Lines of data
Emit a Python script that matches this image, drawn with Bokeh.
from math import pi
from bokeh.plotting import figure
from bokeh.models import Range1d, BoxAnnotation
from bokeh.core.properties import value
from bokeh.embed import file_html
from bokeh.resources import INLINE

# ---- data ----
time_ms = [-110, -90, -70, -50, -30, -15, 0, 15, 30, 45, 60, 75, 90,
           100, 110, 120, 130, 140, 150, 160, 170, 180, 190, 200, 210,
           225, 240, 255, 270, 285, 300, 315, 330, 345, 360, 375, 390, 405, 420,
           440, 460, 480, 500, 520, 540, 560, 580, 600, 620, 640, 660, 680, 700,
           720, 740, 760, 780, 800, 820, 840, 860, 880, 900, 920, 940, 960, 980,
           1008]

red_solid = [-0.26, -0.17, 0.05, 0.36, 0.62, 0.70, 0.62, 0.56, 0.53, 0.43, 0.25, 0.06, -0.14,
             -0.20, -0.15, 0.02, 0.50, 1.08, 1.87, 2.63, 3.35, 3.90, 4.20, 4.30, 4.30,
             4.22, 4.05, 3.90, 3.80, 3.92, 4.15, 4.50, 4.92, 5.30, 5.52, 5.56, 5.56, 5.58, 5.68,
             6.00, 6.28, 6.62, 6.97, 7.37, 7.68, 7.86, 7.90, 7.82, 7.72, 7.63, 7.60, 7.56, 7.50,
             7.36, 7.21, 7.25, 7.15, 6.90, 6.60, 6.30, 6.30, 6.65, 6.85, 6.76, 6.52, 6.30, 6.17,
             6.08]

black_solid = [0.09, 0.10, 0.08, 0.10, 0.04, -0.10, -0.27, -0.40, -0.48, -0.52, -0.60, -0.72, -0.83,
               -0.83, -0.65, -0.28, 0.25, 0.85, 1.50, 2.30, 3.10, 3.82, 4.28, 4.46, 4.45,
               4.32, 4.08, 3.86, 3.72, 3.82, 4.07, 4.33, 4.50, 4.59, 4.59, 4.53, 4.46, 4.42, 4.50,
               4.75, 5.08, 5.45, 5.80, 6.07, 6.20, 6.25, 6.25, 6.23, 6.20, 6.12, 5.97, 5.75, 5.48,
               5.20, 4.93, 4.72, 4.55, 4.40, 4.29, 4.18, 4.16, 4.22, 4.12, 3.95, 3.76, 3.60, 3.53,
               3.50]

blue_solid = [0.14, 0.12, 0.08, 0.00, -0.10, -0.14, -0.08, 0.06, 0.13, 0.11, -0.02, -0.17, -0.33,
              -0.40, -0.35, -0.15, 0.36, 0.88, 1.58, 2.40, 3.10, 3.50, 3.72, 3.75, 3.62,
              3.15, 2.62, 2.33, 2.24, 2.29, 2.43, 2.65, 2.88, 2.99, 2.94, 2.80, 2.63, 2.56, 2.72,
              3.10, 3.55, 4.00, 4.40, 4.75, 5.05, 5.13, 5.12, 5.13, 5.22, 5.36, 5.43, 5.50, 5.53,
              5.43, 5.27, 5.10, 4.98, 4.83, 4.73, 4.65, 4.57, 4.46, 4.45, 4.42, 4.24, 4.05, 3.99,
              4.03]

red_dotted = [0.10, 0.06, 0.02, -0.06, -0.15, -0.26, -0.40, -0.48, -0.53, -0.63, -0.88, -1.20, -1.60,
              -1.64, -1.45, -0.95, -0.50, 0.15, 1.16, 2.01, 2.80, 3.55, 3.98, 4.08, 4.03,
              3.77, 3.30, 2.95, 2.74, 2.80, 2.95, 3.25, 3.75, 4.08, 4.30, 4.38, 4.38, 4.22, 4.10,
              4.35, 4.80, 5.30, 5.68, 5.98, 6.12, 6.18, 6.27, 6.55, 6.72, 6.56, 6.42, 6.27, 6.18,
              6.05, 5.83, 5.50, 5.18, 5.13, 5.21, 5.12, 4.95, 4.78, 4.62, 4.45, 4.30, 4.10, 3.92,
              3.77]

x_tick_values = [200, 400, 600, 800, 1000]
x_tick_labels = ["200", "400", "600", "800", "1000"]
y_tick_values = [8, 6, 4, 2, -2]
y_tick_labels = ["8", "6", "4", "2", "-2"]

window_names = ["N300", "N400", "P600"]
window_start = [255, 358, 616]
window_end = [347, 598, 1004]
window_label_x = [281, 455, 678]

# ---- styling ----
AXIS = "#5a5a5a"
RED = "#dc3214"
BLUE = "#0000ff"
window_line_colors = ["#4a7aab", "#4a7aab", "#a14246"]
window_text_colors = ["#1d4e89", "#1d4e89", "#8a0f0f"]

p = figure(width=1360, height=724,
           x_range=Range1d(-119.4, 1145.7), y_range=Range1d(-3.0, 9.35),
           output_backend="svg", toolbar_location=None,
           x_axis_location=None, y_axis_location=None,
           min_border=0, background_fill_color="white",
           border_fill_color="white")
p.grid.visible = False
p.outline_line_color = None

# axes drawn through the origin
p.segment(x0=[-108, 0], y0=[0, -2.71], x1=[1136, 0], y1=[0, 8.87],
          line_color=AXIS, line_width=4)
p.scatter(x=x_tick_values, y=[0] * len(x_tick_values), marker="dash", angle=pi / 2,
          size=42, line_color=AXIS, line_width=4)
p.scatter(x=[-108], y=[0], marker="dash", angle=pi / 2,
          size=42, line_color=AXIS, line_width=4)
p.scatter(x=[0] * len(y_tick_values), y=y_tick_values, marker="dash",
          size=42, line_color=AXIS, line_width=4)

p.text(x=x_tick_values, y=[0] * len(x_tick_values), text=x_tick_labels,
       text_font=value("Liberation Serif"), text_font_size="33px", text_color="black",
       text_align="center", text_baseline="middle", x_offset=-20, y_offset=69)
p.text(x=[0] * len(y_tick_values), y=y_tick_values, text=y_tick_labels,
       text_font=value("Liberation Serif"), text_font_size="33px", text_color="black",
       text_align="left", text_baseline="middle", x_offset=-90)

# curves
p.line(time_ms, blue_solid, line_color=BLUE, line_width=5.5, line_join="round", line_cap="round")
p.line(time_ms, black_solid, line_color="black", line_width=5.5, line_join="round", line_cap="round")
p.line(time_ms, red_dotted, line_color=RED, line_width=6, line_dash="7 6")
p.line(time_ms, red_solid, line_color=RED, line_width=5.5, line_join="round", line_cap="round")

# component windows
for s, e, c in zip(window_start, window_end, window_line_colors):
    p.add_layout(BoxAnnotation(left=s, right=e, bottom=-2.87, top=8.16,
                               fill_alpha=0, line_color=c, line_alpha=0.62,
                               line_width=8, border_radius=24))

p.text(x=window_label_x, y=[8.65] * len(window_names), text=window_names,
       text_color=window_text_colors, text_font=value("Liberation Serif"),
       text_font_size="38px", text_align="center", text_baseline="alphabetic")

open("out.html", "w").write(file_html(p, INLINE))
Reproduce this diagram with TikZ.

■ WHAT THE TASK ASKS ■
Each record above should be repeated exactly as it appears.

■ EXERCISE ANSWER ■
Emit a Python script that matches this image, drawn with Bokeh.
from math import pi
from bokeh.plotting import figure
from bokeh.models import Range1d, BoxAnnotation
from bokeh.core.properties import value
from bokeh.embed import file_html
from bokeh.resources import INLINE

# ---- data ----
time_ms = [-110, -90, -70, -50, -30, -15, 0, 15, 30, 45, 60, 75, 90,
           100, 110, 120, 130, 140, 150, 160, 170, 180, 190, 200, 210,
           225, 240, 255, 270, 285, 300, 315, 330, 345, 360, 375, 390, 405, 420,
           440, 460, 480, 500, 520, 540, 560, 580, 600, 620, 640, 660, 680, 700,
           720, 740, 760, 780, 800, 820, 840, 860, 880, 900, 920, 940, 960, 980,
           1008]

red_solid = [-0.26, -0.17, 0.05, 0.36, 0.62, 0.70, 0.62, 0.56, 0.53, 0.43, 0.25, 0.06, -0.14,
             -0.20, -0.15, 0.02, 0.50, 1.08, 1.87, 2.63, 3.35, 3.90, 4.20, 4.30, 4.30,
             4.22, 4.05, 3.90, 3.80, 3.92, 4.15, 4.50, 4.92, 5.30, 5.52, 5.56, 5.56, 5.58, 5.68,
             6.00, 6.28, 6.62, 6.97, 7.37, 7.68, 7.86, 7.90, 7.82, 7.72, 7.63, 7.60, 7.56, 7.50,
             7.36, 7.21, 7.25, 7.15, 6.90, 6.60, 6.30, 6.30, 6.65, 6.85, 6.76, 6.52, 6.30, 6.17,
             6.08]

black_solid = [0.09, 0.10, 0.08, 0.10, 0.04, -0.10, -0.27, -0.40, -0.48, -0.52, -0.60, -0.72, -0.83,
               -0.83, -0.65, -0.28, 0.25, 0.85, 1.50, 2.30, 3.10, 3.82, 4.28, 4.46, 4.45,
               4.32, 4.08, 3.86, 3.72, 3.82, 4.07, 4.33, 4.50, 4.59, 4.59, 4.53, 4.46, 4.42, 4.50,
               4.75, 5.08, 5.45, 5.80, 6.07, 6.20, 6.25, 6.25, 6.23, 6.20, 6.12, 5.97, 5.75, 5.48,
               5.20, 4.93, 4.72, 4.55, 4.40, 4.29, 4.18, 4.16, 4.22, 4.12, 3.95, 3.76, 3.60, 3.53,
               3.50]

blue_solid = [0.14, 0.12, 0.08, 0.00, -0.10, -0.14, -0.08, 0.06, 0.13, 0.11, -0.02, -0.17, -0.33,
              -0.40, -0.35, -0.15, 0.36, 0.88, 1.58, 2.40, 3.10, 3.50, 3.72, 3.75, 3.62,
              3.15, 2.62, 2.33, 2.24, 2.29, 2.43, 2.65, 2.88, 2.99, 2.94, 2.80, 2.63, 2.56, 2.72,
              3.10, 3.55, 4.00, 4.40, 4.75, 5.05, 5.13, 5.12, 5.13, 5.22, 5.36, 5.43, 5.50, 5.53,
              5.43, 5.27, 5.10, 4.98, 4.83, 4.73, 4.65, 4.57, 4.46, 4.45, 4.42, 4.24, 4.05, 3.99,
              4.03]

red_dotted = [0.10, 0.06, 0.02, -0.06, -0.15, -0.26, -0.40, -0.48, -0.53, -0.63, -0.88, -1.20, -1.60,
              -1.64, -1.45, -0.95, -0.50, 0.15, 1.16, 2.01, 2.80, 3.55, 3.98, 4.08, 4.03,
              3.77, 3.30, 2.95, 2.74, 2.80, 2.95, 3.25, 3.75, 4.08, 4.30, 4.38, 4.38, 4.22, 4.10,
              4.35, 4.80, 5.30, 5.68, 5.98, 6.12, 6.18, 6.27, 6.55, 6.72, 6.56, 6.42, 6.27, 6.18,
              6.05, 5.83, 5.50, 5.18, 5.13, 5.21, 5.12, 4.95, 4.78, 4.62, 4.45, 4.30, 4.10, 3.92,
              3.77]

x_tick_values = [200, 400, 600, 800, 1000]
x_tick_labels = ["200", "400", "600", "800", "1000"]
y_tick_values = [8, 6, 4, 2, -2]
y_tick_labels = ["8", "6", "4", "2", "-2"]

window_names = ["N300", "N400", "P600"]
window_start = [255, 358, 616]
window_end = [347, 598, 1004]
window_label_x = [281, 455, 678]

# ---- styling ----
AXIS = "#5a5a5a"
RED = "#dc3214"
BLUE = "#0000ff"
window_line_colors = ["#4a7aab", "#4a7aab", "#a14246"]
window_text_colors = ["#1d4e89", "#1d4e89", "#8a0f0f"]

p = figure(width=1360, height=724,
           x_range=Range1d(-119.4, 1145.7), y_range=Range1d(-3.0, 9.35),
           output_backend="svg", toolbar_location=None,
           x_axis_location=None, y_axis_location=None,
           min_border=0, background_fill_color="white",
           border_fill_color="white")
p.grid.visible = False
p.outline_line_color = None

# axes drawn through the origin
p.segment(x0=[-108, 0], y0=[0, -2.71], x1=[1136, 0], y1=[0, 8.87],
          line_color=AXIS, line_width=4)
p.scatter(x=x_tick_values, y=[0] * len(x_tick_values), marker="dash", angle=pi / 2,
          size=42, line_color=AXIS, line_width=4)
p.scatter(x=[-108], y=[0], marker="dash", angle=pi / 2,
          size=42, line_color=AXIS, line_width=4)
p.scatter(x=[0] * len(y_tick_values), y=y_tick_values, marker="dash",
          size=42, line_color=AXIS, line_width=4)

p.text(x=x_tick_values, y=[0] * len(x_tick_values), text=x_tick_labels,
       text_font=value("Liberation Serif"), text_font_size="33px", text_color="black",
       text_align="center", text_baseline="middle", x_offset=-20, y_offset=69)
p.text(x=[0] * len(y_tick_values), y=y_tick_values, text=y_tick_labels,
       text_font=value("Liberation Serif"), text_font_size="33px", text_color="black",
       text_align="left", text_baseline="middle", x_offset=-90)

# curves
p.line(time_ms, blue_solid, line_color=BLUE, line_width=5.5, line_join="round", line_cap="round")
p.line(time_ms, black_solid, line_color="black", line_width=5.5, line_join="round", line_cap="round")
p.line(time_ms, red_dotted, line_color=RED, line_width=6, line_dash="7 6")
p.line(time_ms, red_solid, line_color=RED, line_width=5.5, line_join="round", line_cap="round")

# component windows
for s, e, c in zip(window_start, window_end, window_line_colors):
    p.add_layout(BoxAnnotation(left=s, right=e, bottom=-2.87, top=8.16,
                               fill_alpha=0, line_color=c, line_alpha=0.62,
                               line_width=8, border_radius=24))

p.text(x=window_label_x, y=[8.65] * len(window_names), text=window_names,
       text_color=window_text_colors, text_font=value("Liberation Serif"),
       text_font_size="38px", text_align="center", text_baseline="alphabetic")

open("out.html", "w").write(file_html(p, INLINE))
Reproduce this diagram with TikZ.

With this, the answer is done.